In June alone, Chery and BYD led with 105,552 and 85,957 vehicles exported, respectively. BYD’s YoY growth hit 218.4%, while Geely ranked fourth with 39,043 units, up 30.1% MoM.
Dongfeng Motor also delivered strong results in June with 15,061 vehicles exported—up 133% MoM and 150.7% YoY—thanks to models like Voyah, Dongfeng Nammi, and Dongfeng M-Hero. The group recently formed a joint export venture with Nissan, which could further boost H2 exports.
Geely, Great Wall, and SAIC-GM-Wuling maintained stable export performance. GAC Trumpchi and Volvo Asia Pacific achieved strong MoM growth but showed YoY declines.

In June’s single-model ranking, ICE vehicles still held a significant share. However, BYD’s Song PLUS and Seagull ranked first and second, with 17,960 and 15,983 units exported—both posting substantial YoY growth. Chery’s Tiggo 5x and the MG ZS also exceeded 10,000 units.
Geely models saw strong MoM growth: the Boyue L (up 109.2%), Emgrand (up 100.8%), and Binyue (up 18.9%), each exported over 9,000 units, showing strong potential in emerging markets.

NEVs drove most of the export growth for Chinese automakers.

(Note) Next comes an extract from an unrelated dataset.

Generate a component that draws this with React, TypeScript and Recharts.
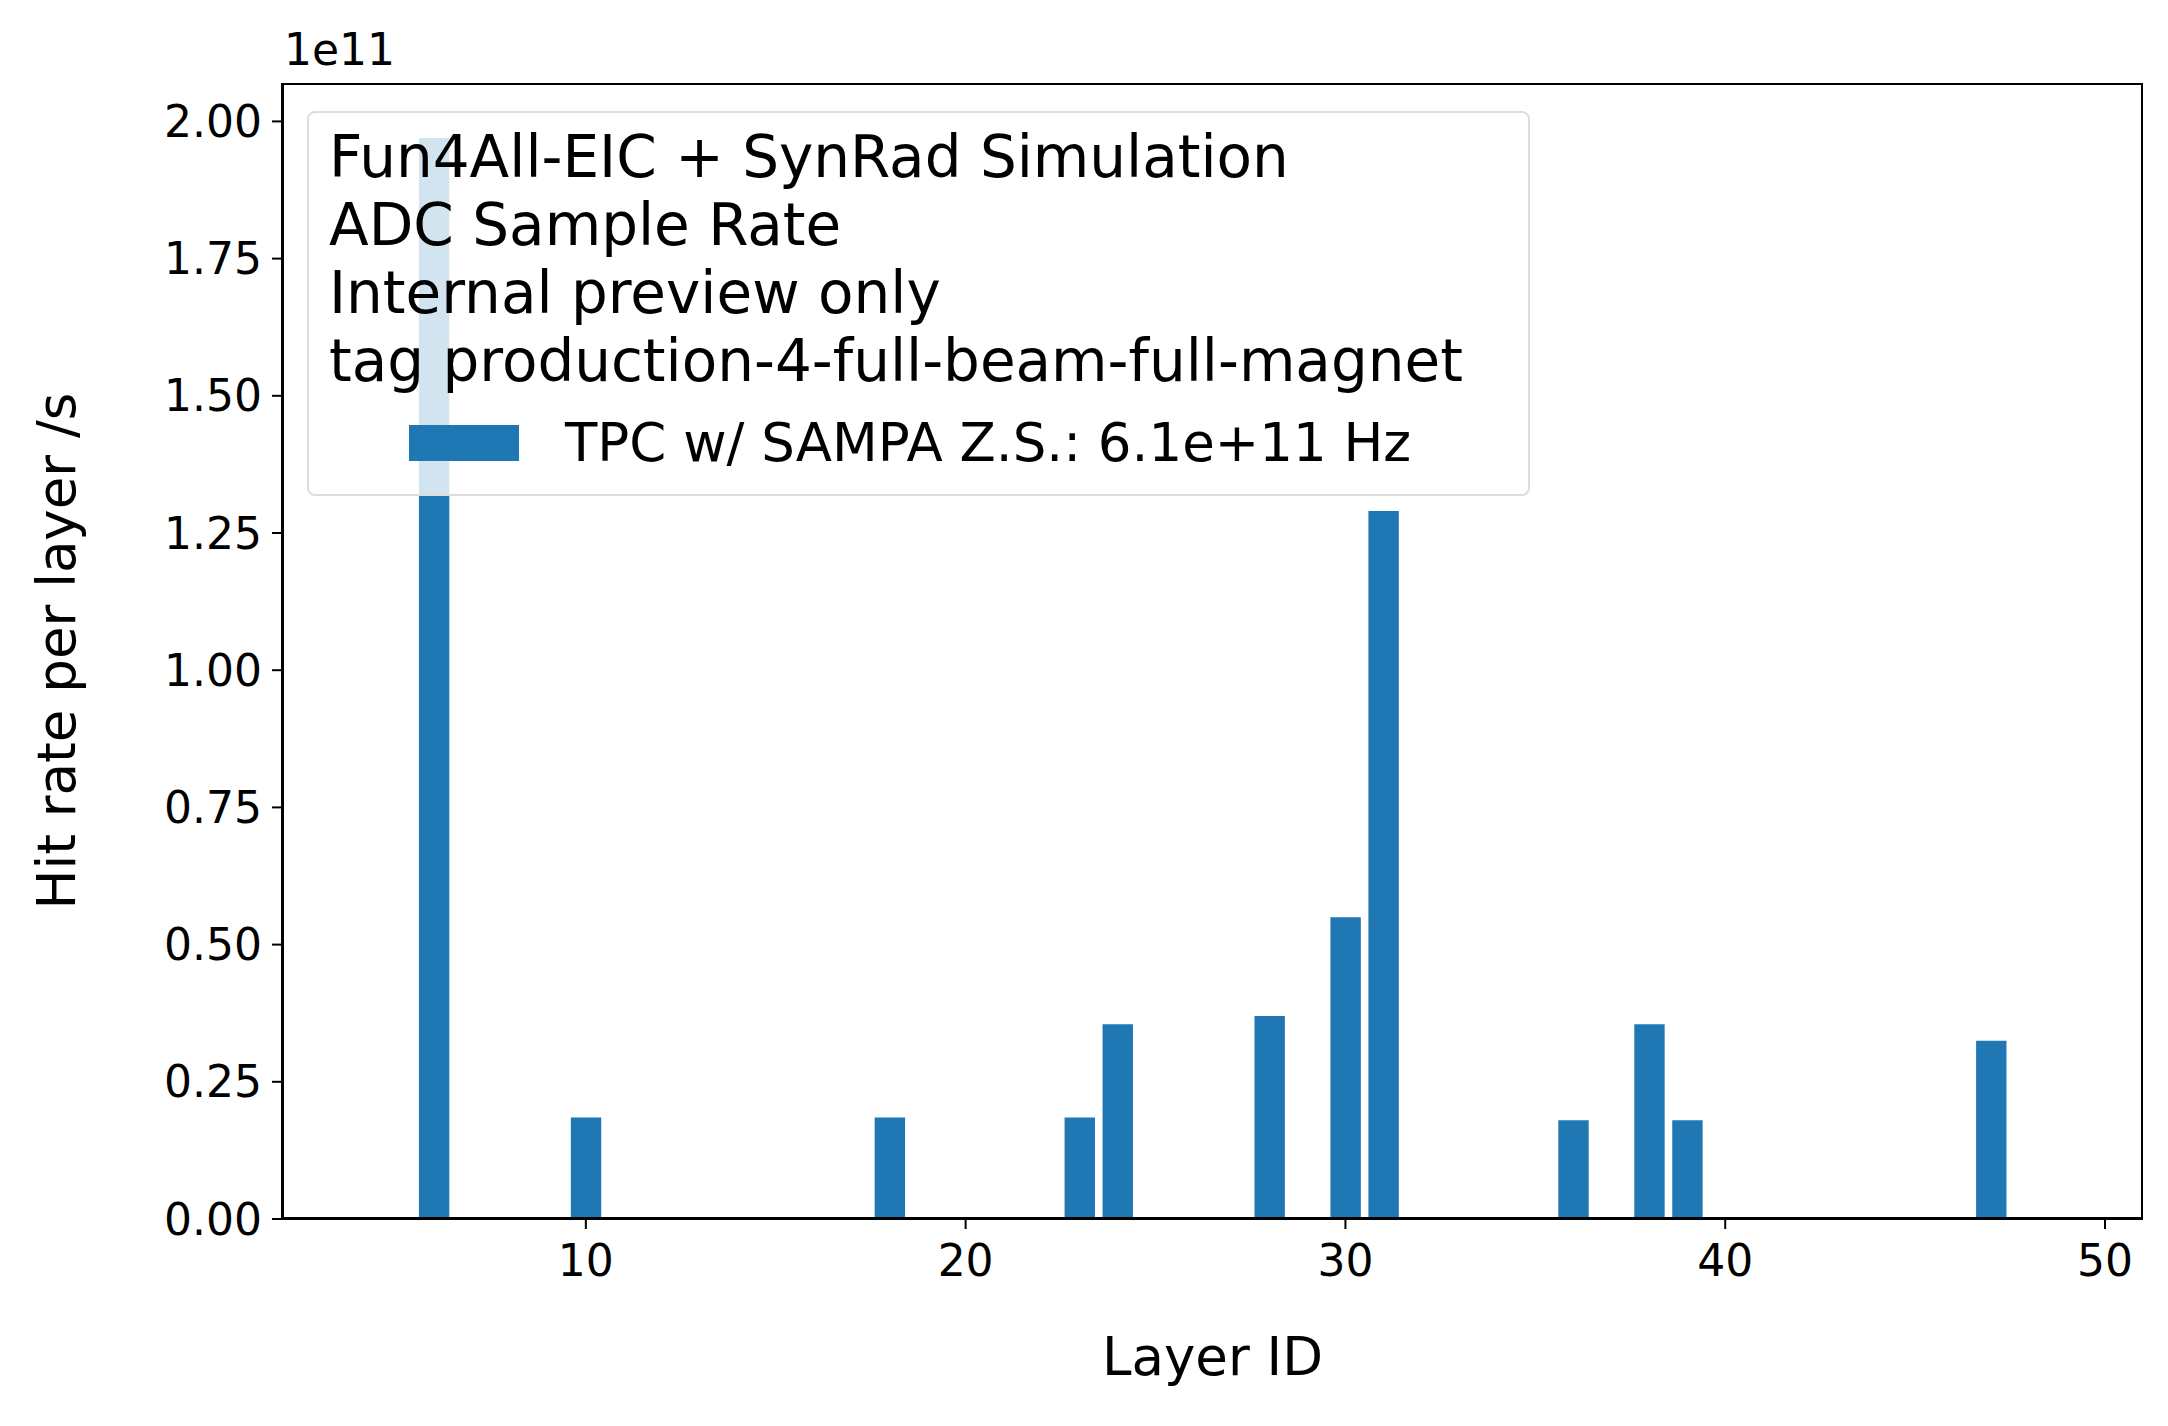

BYD led the growth chart, with the Song PLUS alone increasing by 86,882 units YoY. Other fast-growing BYD models included the Sealion 07 EV, Seagull, and Yuan UP.
Models like the Baojun Yunduo, Galaxy E5, MG HS, and MINI Aceman EV also performed well due to strong overseas brand perception and differentiated positioning.
BYD topped the manufacturer growth list with an increase of 240,061 units, significantly outpacing rivals. It’s on track to surpass long-time export leader Chery by year-end. Dongfeng, Beijing Hyundai, and SAIC-GM-Wuling all posted growth exceeding 15,000 units YoY.
Joint ventures like Jiangling Ford, Spotlight Auto, and Changan Mazda launched export plans this year. XPeng and Leapmotor also made their debut on the growth leaderboard with 12,653 and 20,375 new exports, respectively.
In H1 2025, driven by the global NEV trend, China’s passenger car exports continued to rise. Leading players like BYD, Chery, and SAIC expanded their presence overseas through rapid new model rollouts. At the same time, emerging EV makers began tapping into mature markets such as Europe and Southeast Asia with tech-packed offerings. While their volumes are still behind the traditional giants, their rapid growth signals a shift worth watching in China’s global auto push.